* **YOUR INSTRUCTIONS**
Identify all lines in the listing that include the word "code", and copy them out.

* **EXTRACTED ENTRIES**
====
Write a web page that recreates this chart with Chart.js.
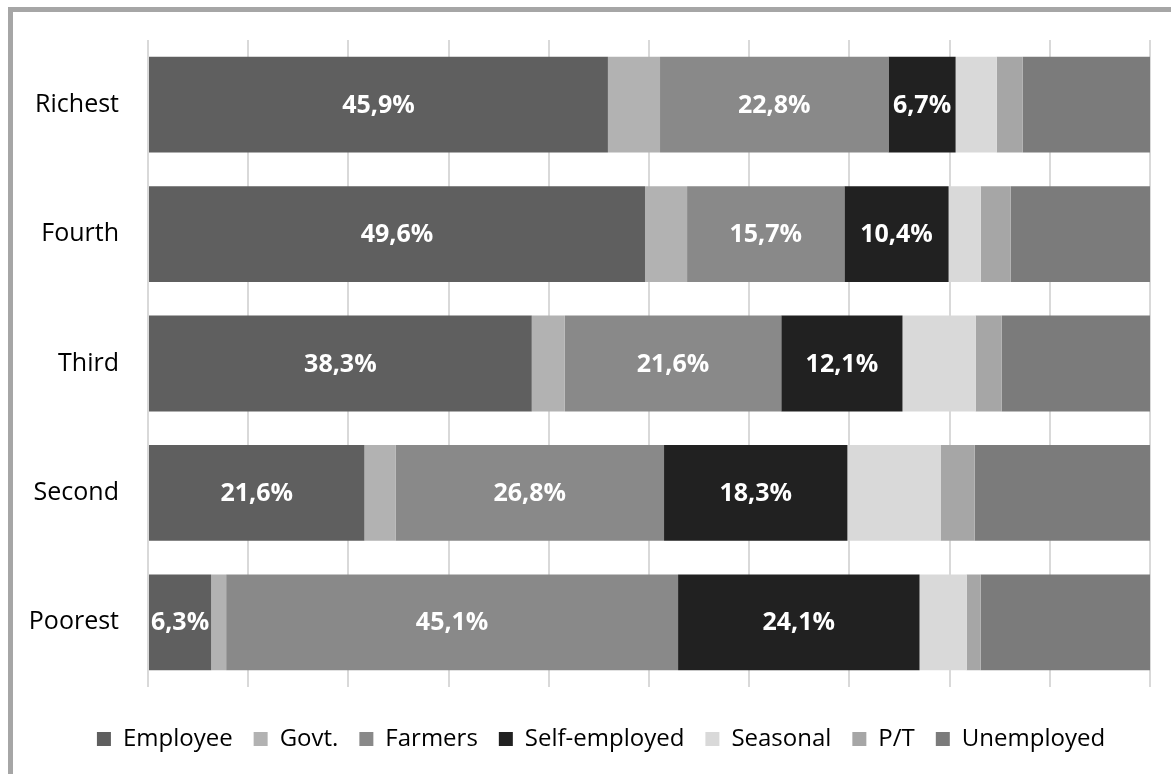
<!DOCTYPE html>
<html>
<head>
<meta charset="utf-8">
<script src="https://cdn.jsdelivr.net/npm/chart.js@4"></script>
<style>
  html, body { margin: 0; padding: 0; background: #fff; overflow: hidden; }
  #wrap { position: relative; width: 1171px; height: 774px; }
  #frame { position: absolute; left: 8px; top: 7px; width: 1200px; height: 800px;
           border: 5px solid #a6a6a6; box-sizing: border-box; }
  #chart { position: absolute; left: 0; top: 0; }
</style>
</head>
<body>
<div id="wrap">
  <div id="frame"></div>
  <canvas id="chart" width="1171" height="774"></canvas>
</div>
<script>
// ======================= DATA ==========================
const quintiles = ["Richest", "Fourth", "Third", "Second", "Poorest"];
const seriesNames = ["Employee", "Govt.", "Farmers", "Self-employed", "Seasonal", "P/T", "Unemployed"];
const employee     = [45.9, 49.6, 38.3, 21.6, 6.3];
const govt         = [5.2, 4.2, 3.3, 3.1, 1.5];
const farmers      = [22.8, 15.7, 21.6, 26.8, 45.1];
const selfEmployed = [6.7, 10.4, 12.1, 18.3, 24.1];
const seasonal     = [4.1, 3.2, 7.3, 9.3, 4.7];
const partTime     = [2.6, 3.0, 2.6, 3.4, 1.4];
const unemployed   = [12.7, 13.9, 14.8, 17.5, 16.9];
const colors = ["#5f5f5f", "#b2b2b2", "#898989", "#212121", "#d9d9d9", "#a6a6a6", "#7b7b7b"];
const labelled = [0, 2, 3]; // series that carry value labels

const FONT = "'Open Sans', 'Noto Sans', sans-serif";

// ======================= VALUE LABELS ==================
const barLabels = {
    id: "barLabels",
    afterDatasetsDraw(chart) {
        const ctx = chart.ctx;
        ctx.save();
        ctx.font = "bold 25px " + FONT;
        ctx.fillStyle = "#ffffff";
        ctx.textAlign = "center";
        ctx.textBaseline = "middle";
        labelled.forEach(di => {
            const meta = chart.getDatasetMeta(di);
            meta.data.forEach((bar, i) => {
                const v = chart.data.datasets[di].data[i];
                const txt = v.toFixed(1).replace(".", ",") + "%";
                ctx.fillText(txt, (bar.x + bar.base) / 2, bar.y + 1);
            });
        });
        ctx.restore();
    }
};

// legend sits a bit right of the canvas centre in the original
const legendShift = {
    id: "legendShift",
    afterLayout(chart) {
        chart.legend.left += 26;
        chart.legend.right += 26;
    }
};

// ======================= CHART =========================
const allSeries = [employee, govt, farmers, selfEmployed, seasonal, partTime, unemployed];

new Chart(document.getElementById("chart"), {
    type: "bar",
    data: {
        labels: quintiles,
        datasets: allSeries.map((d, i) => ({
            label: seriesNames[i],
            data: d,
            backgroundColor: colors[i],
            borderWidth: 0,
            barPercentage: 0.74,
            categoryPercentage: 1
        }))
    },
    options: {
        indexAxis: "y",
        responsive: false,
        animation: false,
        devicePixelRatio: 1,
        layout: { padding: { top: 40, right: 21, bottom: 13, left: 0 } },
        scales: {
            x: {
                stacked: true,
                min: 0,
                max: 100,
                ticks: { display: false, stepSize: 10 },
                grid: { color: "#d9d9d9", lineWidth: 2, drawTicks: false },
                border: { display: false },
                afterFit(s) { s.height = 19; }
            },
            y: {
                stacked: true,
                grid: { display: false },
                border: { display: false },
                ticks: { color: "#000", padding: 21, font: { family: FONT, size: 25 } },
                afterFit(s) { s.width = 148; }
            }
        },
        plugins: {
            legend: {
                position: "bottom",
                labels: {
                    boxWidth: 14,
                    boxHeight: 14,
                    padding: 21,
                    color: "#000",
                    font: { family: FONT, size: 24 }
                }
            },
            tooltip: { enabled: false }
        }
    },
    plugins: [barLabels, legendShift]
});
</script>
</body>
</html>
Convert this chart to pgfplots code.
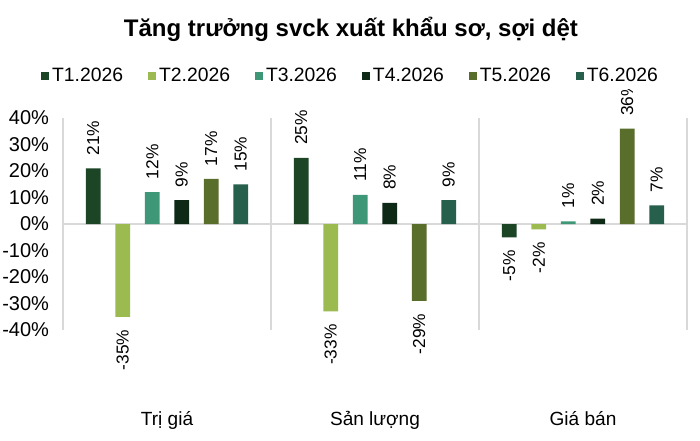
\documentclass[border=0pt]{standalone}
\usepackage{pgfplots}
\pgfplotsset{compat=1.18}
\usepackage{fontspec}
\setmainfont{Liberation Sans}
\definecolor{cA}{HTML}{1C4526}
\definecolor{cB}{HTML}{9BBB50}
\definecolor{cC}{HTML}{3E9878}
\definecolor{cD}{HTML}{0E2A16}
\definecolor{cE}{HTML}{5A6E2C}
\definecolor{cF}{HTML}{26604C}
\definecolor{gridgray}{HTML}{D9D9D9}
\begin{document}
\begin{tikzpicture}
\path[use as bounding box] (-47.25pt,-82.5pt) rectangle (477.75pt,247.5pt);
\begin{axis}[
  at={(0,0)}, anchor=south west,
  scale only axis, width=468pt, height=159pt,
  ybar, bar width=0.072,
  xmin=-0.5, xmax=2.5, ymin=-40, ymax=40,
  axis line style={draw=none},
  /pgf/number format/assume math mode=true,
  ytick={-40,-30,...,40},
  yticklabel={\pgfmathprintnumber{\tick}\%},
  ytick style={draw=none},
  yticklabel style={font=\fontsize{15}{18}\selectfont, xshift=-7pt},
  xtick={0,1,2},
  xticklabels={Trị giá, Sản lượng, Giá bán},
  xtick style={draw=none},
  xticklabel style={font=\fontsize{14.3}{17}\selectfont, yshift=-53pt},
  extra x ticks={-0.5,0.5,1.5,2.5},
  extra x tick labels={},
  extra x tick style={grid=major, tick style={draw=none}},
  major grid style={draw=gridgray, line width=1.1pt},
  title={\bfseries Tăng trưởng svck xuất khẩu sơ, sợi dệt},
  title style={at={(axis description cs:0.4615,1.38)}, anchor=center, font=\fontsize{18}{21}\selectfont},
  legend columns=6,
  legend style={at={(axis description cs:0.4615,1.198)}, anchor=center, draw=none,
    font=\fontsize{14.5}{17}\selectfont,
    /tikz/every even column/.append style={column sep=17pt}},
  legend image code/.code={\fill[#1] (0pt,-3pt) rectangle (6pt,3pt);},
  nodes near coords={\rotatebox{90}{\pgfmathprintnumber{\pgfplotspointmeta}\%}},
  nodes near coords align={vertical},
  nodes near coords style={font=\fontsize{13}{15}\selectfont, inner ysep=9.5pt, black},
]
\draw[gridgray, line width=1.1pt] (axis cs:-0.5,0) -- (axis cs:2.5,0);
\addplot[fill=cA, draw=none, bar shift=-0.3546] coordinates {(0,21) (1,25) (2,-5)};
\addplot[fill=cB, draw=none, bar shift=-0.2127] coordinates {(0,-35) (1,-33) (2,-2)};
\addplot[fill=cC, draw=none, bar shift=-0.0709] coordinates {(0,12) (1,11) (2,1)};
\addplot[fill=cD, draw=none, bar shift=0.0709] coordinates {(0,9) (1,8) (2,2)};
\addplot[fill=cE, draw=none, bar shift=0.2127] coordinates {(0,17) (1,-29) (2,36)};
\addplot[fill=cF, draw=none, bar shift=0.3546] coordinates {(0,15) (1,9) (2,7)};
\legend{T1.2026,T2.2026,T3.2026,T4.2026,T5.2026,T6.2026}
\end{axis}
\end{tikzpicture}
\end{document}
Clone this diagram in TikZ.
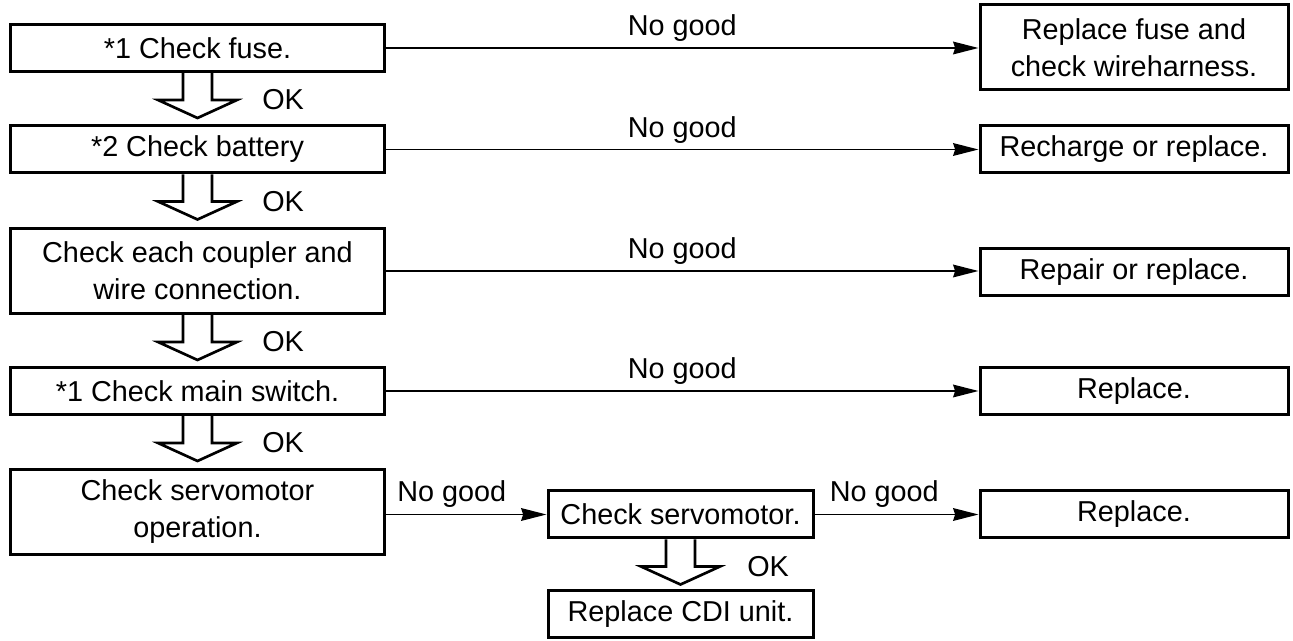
====
* **THE COMPLETED TASK**
Convert this chart to pgfplots code.
  legend image code/.code={\fill[#1] (0pt,-3pt) rectangle (6pt,3pt);},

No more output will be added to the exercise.